Japanese building giant Taisei Corp is using techniques used in the construction of underwater tunnels in turbulent environments to revive local ocean ecosystems imperilled by climate change.

The company has used its own proprietary technology to place 600 mortar blocks on the sea bed off Miyakojima island in Okinawa Prefecture, in order to serve as seeding beds for coral larvae.

While the placing of inert structures on the seabed to foster the growth of a life form as hardy as coral may appear to be an elementary task, it required the use of sophisticated methods to assess tidal movement and determine the locations where coral larvae were likely to alight.

In order to achieve this, Taisei Corp made use of its proprietary tide prediction technology, which it has already applied to the development of a tunnel across in Turkey across the Bosphorus Strait to link the Mediterranean Sea with the Black Sea.

Taisei was able to build an undersea tunnel in the strait by using its tide prediction technology to gauge the movements of the powerful and complex currents that traverse it. By anticipating the strait’s tidal movements, the Japanese construction giant was able to time the deployment of the 11 separate sections of the tunnel with little concern about disruptive water movement.

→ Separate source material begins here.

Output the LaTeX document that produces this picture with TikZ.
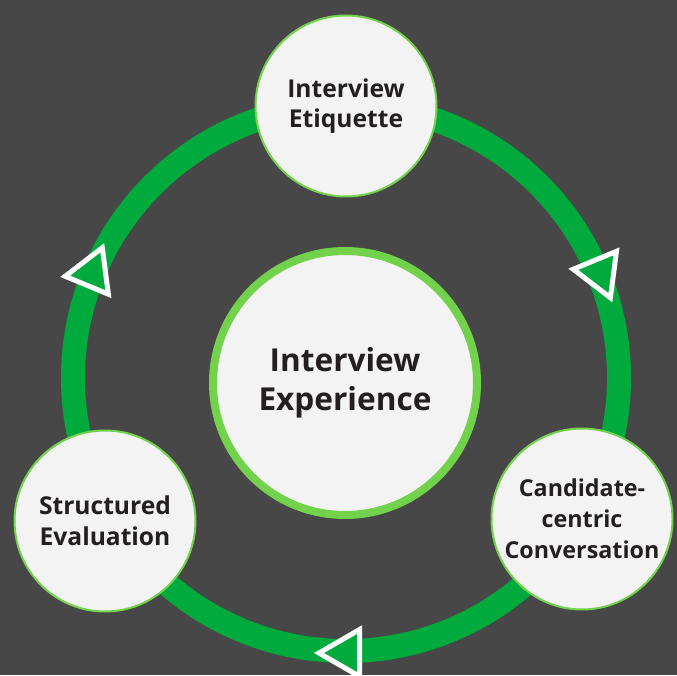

It was then able to connect the disparate section on site at depths of up to 60 metres in conditions of relative safety.

In the case of the Miyakojima Island coral reef project, Taisei was able to use the stream prediction method to determine at which points coral larvae were likely to fall in the island’s adjacent waters.

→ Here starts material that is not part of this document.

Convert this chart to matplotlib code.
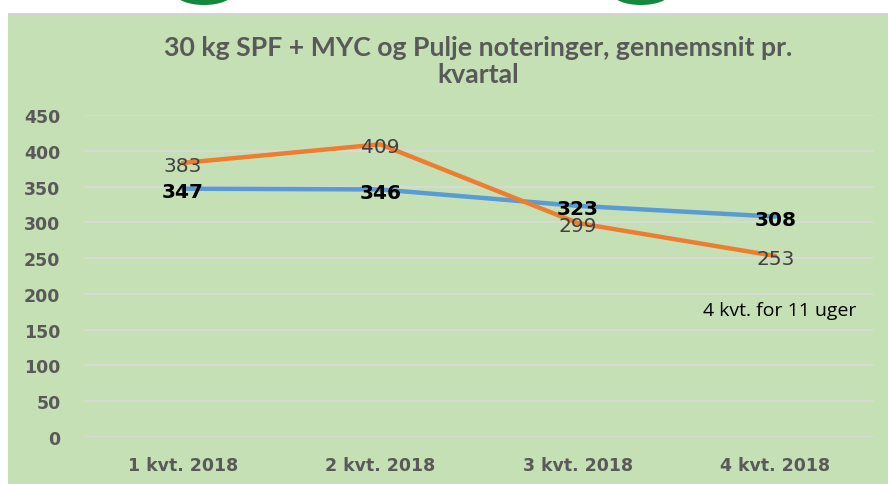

The company then deployed a series of 600 mortal blocks at these sites, where they are best-positioning able to reap the coral larvae as they underwater eddies channeled them towards these locations.

The method has proved as successful at fostering coral growth as it was at helping to build tunnels in hazardous waters. So far, a total of 42 coral larvae have settled on the blocks, growing to maximum sizes of four centimetres.

Taisei officials say the mortal blocks seeded with the nascent coral reefs can now be shifted to locations with preferable environmental conditions in order to best foster their future growth.

“We hope to contribute to recovering these lost natural resources as much as possible,” said Kazunori Ito, chief of the hydraulic and environmental engineering research section of Taisei’s civil engineering research institute.

The construction giant now plans to sell the coral restoration method to government bodies and other organisations concerned with the restoration of ocean environments.